Nevertheless, I’m done with big Christmases. The reason for my change of heart is the environment. For all my spreadsheet keeping and carefully managed gift accumulation, for all the gratitude my kids may have shown, for all the time they may have spent playing with each gift I got them, the fact is, I still purchased a lot of plastic — a lot of brand-new plastic that my kids honestly didn’t need. Just because they played with every single one of their new toys doesn’t mean they had to have every single one of them. Yes, they enjoyed the big pile of playthings, but they would’ve enjoyed half as much, or even a quarter as much, surely.
Maya Angelou famously said, “Do the best you can until you know better. Then when you know better, do better.” In the last few years, I’ve learned a lot about the dangers plastics pose to our environment. I’ve acquired some “know better,” if you will. And with what I now know, I can’t in good conscience continue to purchase plastic just for fun for my kids, no matter what holiday or sentimental excuse I contrive for myself.
We have a major worldwide plastics problem, with the U.S. being one of the biggest contributors. The U.S. represents only 4% of the world’s population and yet we produce 12% of global waste. Worldwide, humans produce 8.3 billion tons of plastic waste, and we recycle only 9% of it. 40% is dumped into our oceans, and the rest ends up in landfills.
I can’t claim to be an environmentalist if I buy my kids a bunch of plastic every year.

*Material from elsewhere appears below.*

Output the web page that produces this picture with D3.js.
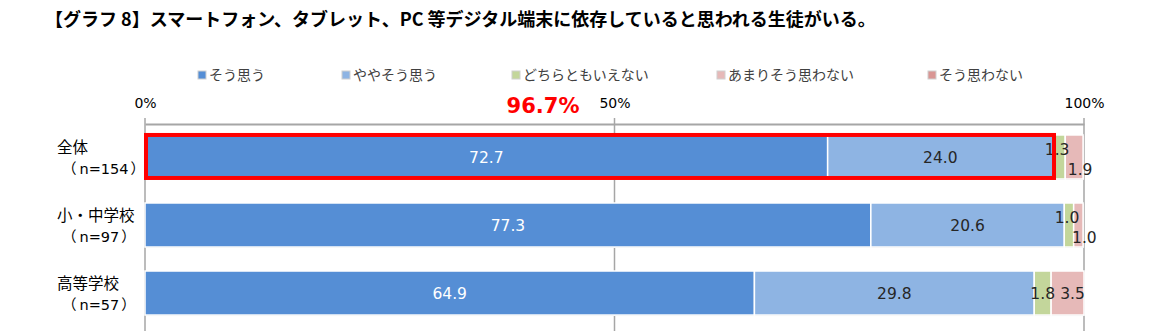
<!DOCTYPE html>
<html><head><meta charset="utf-8">
<script src="https://cdn.jsdelivr.net/npm/d3@7"></script>
<style>body{margin:0;background:#fff}svg{display:block}</style>
</head><body><svg id="c" width="1170" height="331"></svg>
<script>
const title = "【グラフ 8】スマートフォン、タブレット、PC 等デジタル端末に依存していると思われる生徒がいる。";
const categories = ["全体", "小・中学校", "高等学校"];
const sampleSizes = ["（n=154）", "（n=97）", "（n=57）"];
const seriesNames = ["そう思う", "ややそう思う", "どちらともいえない", "あまりそう思わない", "そう思わない"];
const soOmou = [72.7, 77.3, 64.9];
const yayaSoOmou = [24.0, 20.6, 29.8];
const dochiramo = [1.3, 1.0, 1.8];
const amariOmowanai = [1.9, 1.0, 3.5];
const soOmowanai = [0, 0, 0];
const tickValues = [0, 50, 100];
const tickLabels = ["0%", "50%", "100%"];
const highlightValue = 96.7;
const highlightLabel = "96.7%";
const colors = ["#558ED5", "#8EB4E3", "#C3D69B", "#E6B9B8", "#D99694"];

const series = [soOmou, yayaSoOmou, dochiramo, amariOmowanai, soOmowanai];
const svg = d3.select("#c");
const JP = "'Noto Sans CJK JP', 'Noto Sans', sans-serif";
const NUM = "'DejaVu Sans', sans-serif";

const x = d3.scaleLinear().domain([0, 100]).range([145, 1084]);
const y = d3.scaleBand().domain(categories).range([123, 327]).paddingInner(0.353).paddingOuter(0.176);

// title
svg.append("text").attr("x", 45).attr("y", 26).attr("font-family", JP).attr("font-weight", "bold")
  .attr("font-size", 18).attr("fill", "#000").text(title);

// legend
const legendX = [198, 342, 512, 717, 928];
const lg = svg.append("g");
seriesNames.forEach((n, i) => {
  lg.append("rect").attr("x", legendX[i]).attr("y", 71).attr("width", 8).attr("height", 8)
    .attr("fill", colors[i]).attr("stroke", "#d0d0d0").attr("stroke-width", 1);
  lg.append("text").attr("x", legendX[i] + 11).attr("y", 80).attr("font-family", JP)
    .attr("font-size", 14).attr("fill", "#404040").text(n);
});

// gridlines
svg.append("g").selectAll("line").data(tickValues).join("line")
  .attr("x1", d => x(d)).attr("x2", d => x(d)).attr("y1", 118).attr("y2", 331)
  .attr("stroke", "#a6a6a6").attr("stroke-width", 1.5);
// top axis
const axis = d3.axisTop(x).tickValues(tickValues).tickFormat((d, i) => tickLabels[i]).tickSize(0).tickPadding(16);
const ag = svg.append("g").attr("transform", "translate(0,124)").call(axis);
ag.select(".domain").attr("stroke", "#a6a6a6").attr("stroke-width", 2);
ag.selectAll("text").attr("font-family", NUM).attr("font-size", 14).attr("fill", "#000");

// stacked bars
const rows = categories.map((c, ri) => {
  let acc = 0;
  return series.map((s, si) => { const v = s[ri]; const seg = {c, ri, si, v, x0: acc, x1: acc + v}; acc += v; return seg; });
});
const bg = svg.append("g");
rows.forEach(r => {
  const total = r[r.length - 1].x1;
  bg.append("rect").attr("x", x(0) + 1).attr("y", y(r[0].c) + 1)
    .attr("width", x(total) - x(0)).attr("height", y.bandwidth()).attr("fill", "#dcdcdc");
});
const segs = rows.flat().filter(d => d.v > 0);
svg.append("g").selectAll("rect").data(segs).join("rect")
  .attr("x", d => x(d.x0)).attr("y", d => y(d.c))
  .attr("width", d => x(d.x1) - x(d.x0)).attr("height", y.bandwidth())
  .attr("fill", d => colors[d.si]).attr("stroke", "#fff").attr("stroke-width", 1.5);

// value labels
svg.append("g").selectAll("text").data(segs).join("text")
  .attr("x", d => {
    const cx = x((d.x0 + d.x1) / 2);
    if (d.ri < 2 && d.si === 2) return cx - 2;
    if (d.ri < 2 && d.si === 3) return cx + 6;
    if (d.ri === 2 && d.si === 3) return cx + 5;
    return cx;
  })
  .attr("y", d => {
    const cy = y(d.c) + y.bandwidth() / 2;
    if (d.ri < 2 && d.si === 2) return cy - 8;
    if (d.ri < 2 && d.si === 3) return cy + 12;
    return cy;
  })
  .attr("dy", "0.36em").attr("text-anchor", "middle")
  .attr("font-family", NUM).attr("font-size", 15.5)
  .attr("fill", d => d.si === 0 ? "#fff" : "#262626")
  .text(d => d.v.toFixed(1));

// category labels
const cl = svg.append("g");
categories.forEach((c, i) => {
  const cy = y(c) + y.bandwidth() / 2;
  cl.append("text").attr("x", 57).attr("y", cy - 4).attr("font-family", JP).attr("font-size", 15.5).attr("fill", "#000").text(c);
  const s = sampleSizes[i];
  const t = cl.append("text").attr("x", 62).attr("y", cy + 17).attr("font-size", 14.5).attr("fill", "#000");
  t.append("tspan").attr("font-family", JP).text(s.slice(0, 1));
  t.append("tspan").attr("font-family", NUM).attr("dx", 3).text(s.slice(1, -1));
  t.append("tspan").attr("font-family", JP).attr("dx", 2).text(s.slice(-1));
});

// highlight
const hy = y(categories[0]);
svg.append("rect").attr("x", x(0) + 1).attr("y", hy).attr("width", x(highlightValue) - x(0))
  .attr("height", y.bandwidth() - 1).attr("fill", "none").attr("stroke", "#ff0000").attr("stroke-width", 4);
svg.append("text").attr("x", 543).attr("y", 113).attr("text-anchor", "middle")
  .attr("font-family", NUM).attr("font-weight", "bold").attr("font-size", 21).attr("fill", "#ff0000").text(highlightLabel);
</script></body></html>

My concern for the environment is greater than my desire to watch my kids screamingly tear open a mountain of gifts.
We used to ship our plastic to China to have it recycled there, but since 2017, China no longer accepts being the world’s plastic waste bin. Their population was suffering environmental and health issues and had to dramatically restrict the amount and type of plastics they would accept. We are now in charge of dealing with our own garbage, and we don’t have the infrastructure to handle it.
American citizens diligently recycle plastic like we’ve been told to, but at least half of that plastic is trucked to incinerators and burned. We simply don’t have the infrastructure here to handle all of that recycling. An incinerator in Covanta, Pennsylvania burns 3,510 tons of trash per day. That’s the equivalent of 17 blue whales. The pollutants like nitrogen oxides, sulfur dioxides, and particulate matter that end up in the atmosphere around these incinerators all cause health issues for the people who live nearby, typically socioeconomically disadvantaged communities comprised of black and brown people. Our wastefulness is shameful, harmful, and unforgivable.
So, that’s it. I can’t claim to be an environmentalist if I buy my kids a bunch of plastic every year. My concern for the environment is greater than my desire to watch my kids screamingly tear open a mountain of gifts. It seems obvious when I write it like that, but, sadly, for years, I just kept doing what I was doing and closing my eyes and ears to any potential negative effect my actions may have had. I know better now, so I’m doing better.
I admit, I still love the festive visual of prettily wrapped presents tucked under the tree, and I do love watching my kids unwrap stuff, so I probably won’t go full-blown minimalist by only buying three gifts or not wrapping anything. I’ll compromise by buying much less, buying mostly gently-used secondhand items (Goodwill and Facebook Marketplace are my happy places), gifting more experiences, and using recycled wrapping paper.
It won’t be perfect, but it definitely won’t be the plastic nightmare mountain of years past.